** START **
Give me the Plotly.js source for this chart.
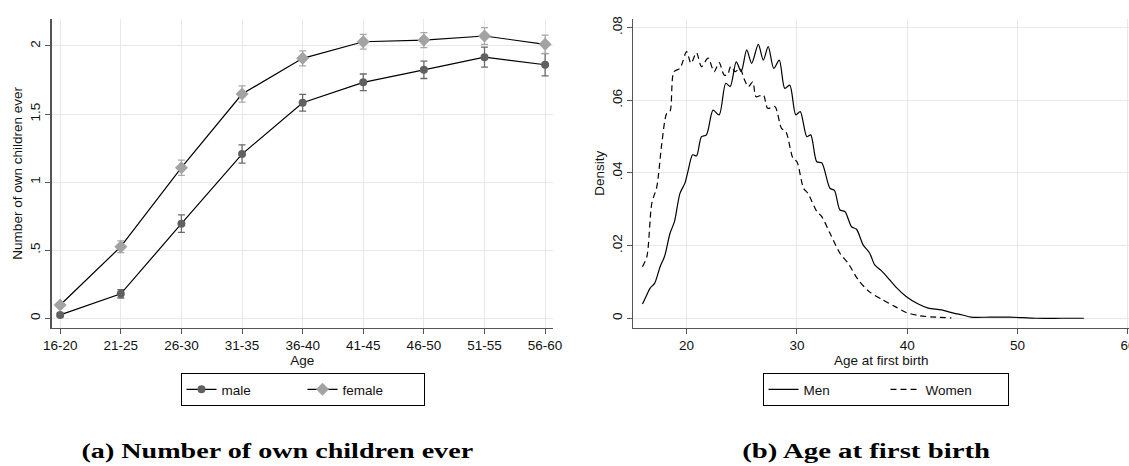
<!DOCTYPE html>
<html>
<head>
<meta charset="utf-8">
<script src="https://cdn.plot.ly/plotly-3.0.1.min.js"></script>
<style>
html,body{margin:0;padding:0;background:#fff;}
#chart{width:1129px;height:466px;}
</style>
</head>
<body>
<div id="chart"></div>
<script>
// ---- Panel (a): number of own children ever ----
const ageGroups = ["16-20","21-25","26-30","31-35","36-40","41-45","46-50","51-55","56-60"];
const maleMean   = [0.025, 0.18, 0.695, 1.206, 1.583, 1.733, 1.825, 1.918, 1.862];
const maleCI     = [0.012, 0.031, 0.064, 0.067, 0.062, 0.061, 0.064, 0.073, 0.081];
const femaleMean = [0.098, 0.526, 1.106, 1.647, 1.909, 2.031, 2.043, 2.073, 2.012];
const femaleCI   = [0.015, 0.043, 0.056, 0.060, 0.055, 0.054, 0.055, 0.062, 0.067];
const yTicksA = [0, 0.5, 1, 1.5, 2];
const yTickTextA = ["0", ".5", "1", "1.5", "2"];

// ---- Panel (b): age at first birth (kernel density) ----
const menAge = [16.0,16.4,16.7,17.1,17.6,18.0,18.5,18.9,19.4,19.85,20.15,20.55,20.9,21.35,21.8,22.4,22.95,23.55,23.95,24.5,24.95,25.45,25.9,26.5,26.95,27.4,27.9,28.4,28.9,29.35,29.9,30.3,30.9,31.25,31.8,32.25,33.0,33.4,33.9,34.35,34.95,35.4,36.0,36.6,37.05,37.65,38.4,39.0,39.9,41.0,41.9,43.1,44.2,45.0,45.8,47.5,49.3,51.7,54.0,56.0];
const menDensity = [0.0039,0.0065,0.0083,0.0096,0.0142,0.017,0.0234,0.0266,0.0344,0.0372,0.0408,0.045,0.0447,0.050,0.0505,0.0573,0.056,0.0647,0.0638,0.0706,0.0679,0.0739,0.0702,0.0754,0.0711,0.0748,0.0688,0.0711,0.0633,0.0642,0.056,0.0569,0.050,0.0505,0.0431,0.0428,0.0358,0.0352,0.0298,0.0294,0.0252,0.0245,0.0202,0.0179,0.0147,0.0131,0.0106,0.0085,0.006,0.0039,0.0028,0.0023,0.0014,0.0009,0.0003,0.0003,0.0003,0.0,0.0,0.0];
const womenAge = [16.0,16.4,16.85,17.3,17.75,18.2,18.5,18.85,19.4,20.0,20.4,20.9,21.35,21.95,22.5,22.95,23.4,23.7,24.0,24.4,24.85,25.2,25.6,26.0,26.3,26.95,27.35,28.0,28.6,29.0,29.65,30.0,30.6,31.0,31.8,32.25,33.0,33.9,34.65,35.55,36.6,37.7,38.9,39.9,41.1,42.6,44.0];
const womenDensity = [0.0142,0.017,0.0317,0.0362,0.048,0.0564,0.057,0.0679,0.0688,0.0734,0.0702,0.0731,0.0693,0.0716,0.0679,0.0704,0.067,0.067,0.0693,0.0679,0.0688,0.066,0.0638,0.0651,0.061,0.0615,0.0578,0.0583,0.0523,0.0514,0.044,0.0431,0.0358,0.0344,0.0294,0.028,0.0234,0.0179,0.0151,0.0106,0.0072,0.0052,0.0032,0.0016,0.0007,0.0003,0.0001];
const yTicksB = [0, 0.02, 0.04, 0.06, 0.08];
const yTickTextB = ["0", ".02", ".04", ".06", ".08"];
const xTicksB = [20, 30, 40, 50, 60];

const captionA = "(a) Number of own children ever";
const captionB = "(b) Age at first birth";

const FONT = "Liberation Sans, Arial, Helvetica, sans-serif";
const SERIF = "Liberation Serif, Times New Roman, serif";
const FS = 13.5;
const gridC = "#e8e8e8";
const axisC = "#555555";

const traces = [
  {x: ageGroups, y: maleMean, name: "male", type: "scatter", mode: "lines+markers",
   xaxis: "x", yaxis: "y", legend: "legend",
   line: {color: "#000", width: 1.2},
   marker: {symbol: "circle", size: 8, color: "#606060"},
   error_y: {type: "data", array: maleCI, visible: true, color: "#6a6a6a", thickness: 1.3, width: 3.5}},
  {x: ageGroups, y: femaleMean, name: "female", type: "scatter", mode: "lines+markers",
   xaxis: "x", yaxis: "y", legend: "legend",
   line: {color: "#000", width: 1.2},
   marker: {symbol: "diamond", size: 10, color: "#a3a3a3"},
   error_y: {type: "data", array: femaleCI, visible: true, color: "#a8a8a8", thickness: 1.3, width: 3.5}},
  {x: menAge, y: menDensity, name: "Men", type: "scatter", mode: "lines",
   xaxis: "x2", yaxis: "y2", legend: "legend2",
   line: {color: "#000", width: 1.2, shape: "spline", smoothing: 0.8}},
  {x: womenAge, y: womenDensity, name: "Women", type: "scatter", mode: "lines",
   xaxis: "x2", yaxis: "y2", legend: "legend2",
   line: {color: "#000", width: 1.2, dash: "6px,4px", shape: "spline", smoothing: 0.8}}
];

const W = 1129, H = 466;
const yDom = [1 - 327.7 / H, 1 - 19 / H];

const commonAxis = {
  showgrid: true, gridcolor: gridC, gridwidth: 1,
  showline: true, linecolor: axisC, linewidth: 1.3,
  ticks: "outside", ticklen: 5, tickcolor: axisC, tickwidth: 1,
  zeroline: false, tickfont: {family: FONT, size: FS, color: "#111"},
  fixedrange: true
};

const legendCommon = {
  orientation: "h", xanchor: "center", y: 1 - 373 / H, yanchor: "top",
  bordercolor: "#000", borderwidth: 1, bgcolor: "#fff",
  entrywidthmode: "pixels",
  font: {family: FONT, size: FS, color: "#111"}, itemclick: false, itemdoubleclick: false
};

const layout = {
  width: W, height: H,
  margin: {l: 0, r: 0, t: 0, b: 0},
  paper_bgcolor: "#fff", plot_bgcolor: "#fff",
  font: {family: FONT, size: FS, color: "#111"},
  xaxis: Object.assign({}, commonAxis, {
    domain: [51.7 / W, 553 / W], anchor: "y",
    type: "category", range: [-0.14, 8.13],
    title: {text: "Age", font: {family: FONT, size: FS}, standoff: 2}
  }),
  yaxis: Object.assign({}, commonAxis, {
    domain: yDom, anchor: "x",
    range: [-0.069, 2.198], tickvals: yTicksA, ticktext: yTickTextA, tickangle: -90,
    title: {text: "Number of own children ever", font: {family: FONT, size: FS}, standoff: 2}
  }),
  xaxis2: Object.assign({}, commonAxis, {
    domain: [633.3 / W, 1], anchor: "y2",
    range: [15.17, 60.1], tickvals: xTicksB, ticklabeloverflow: "allow",
    title: {text: "Age at first birth", font: {family: FONT, size: FS}, standoff: 2}
  }),
  yaxis2: Object.assign({}, commonAxis, {
    domain: yDom, anchor: "x2",
    range: [-0.0026, 0.0824], tickvals: yTicksB, ticktext: yTickTextB, tickangle: -90,
    title: {text: "Density", font: {family: FONT, size: FS}, standoff: 2}
  }),
  legend: Object.assign({}, legendCommon, {x: 302.5 / W, entrywidth: 76}),
  legend2: Object.assign({}, legendCommon, {x: 885.5 / W, entrywidth: 77}),
  showlegend: true,
  annotations: [
    {text: "<b>" + captionA + "</b>", xref: "paper", yref: "paper", x: 277 / W, y: 1 - 451 / H,
     xanchor: "center", yanchor: "middle", showarrow: false,
     font: {family: SERIF, size: 20, color: "#000"}},
    {text: "<b>" + captionB + "</b>", xref: "paper", yref: "paper", x: 866 / W, y: 1 - 451 / H,
     xanchor: "center", yanchor: "middle", showarrow: false,
     font: {family: SERIF, size: 20, color: "#000"}}
  ]
};

// target caption widths measured on the reference (the captions there are horizontally stretched)
const captionWidths = [392, 248];

Plotly.newPlot("chart", traces, layout, {displayModeBar: false, staticPlot: true}).then(function (gd) {
  const texts = gd.querySelectorAll("g.annotation text.annotation-text");
  texts.forEach(function (t, i) {
    const bb = t.getBBox();
    if (!bb.width) return;
    const sx = captionWidths[i] / bb.width;
    const cx = bb.x + bb.width / 2;
    const prev = t.getAttribute("transform") || "";
    t.setAttribute("transform", prev + " translate(" + cx + ",0) scale(" + sx + ",1) translate(" + (-cx) + ",0)");
  });
});
</script>
</body>
</html>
** END **
Stated exercise: Copy every line that contains the string "chart".

In response:
Give me the Plotly.js source for this chart.
#chart{width:1129px;height:466px;}
<div id="chart"></div>
Plotly.newPlot("chart", traces, layout, {displayModeBar: false, staticPlot: true}).then(function (gd) {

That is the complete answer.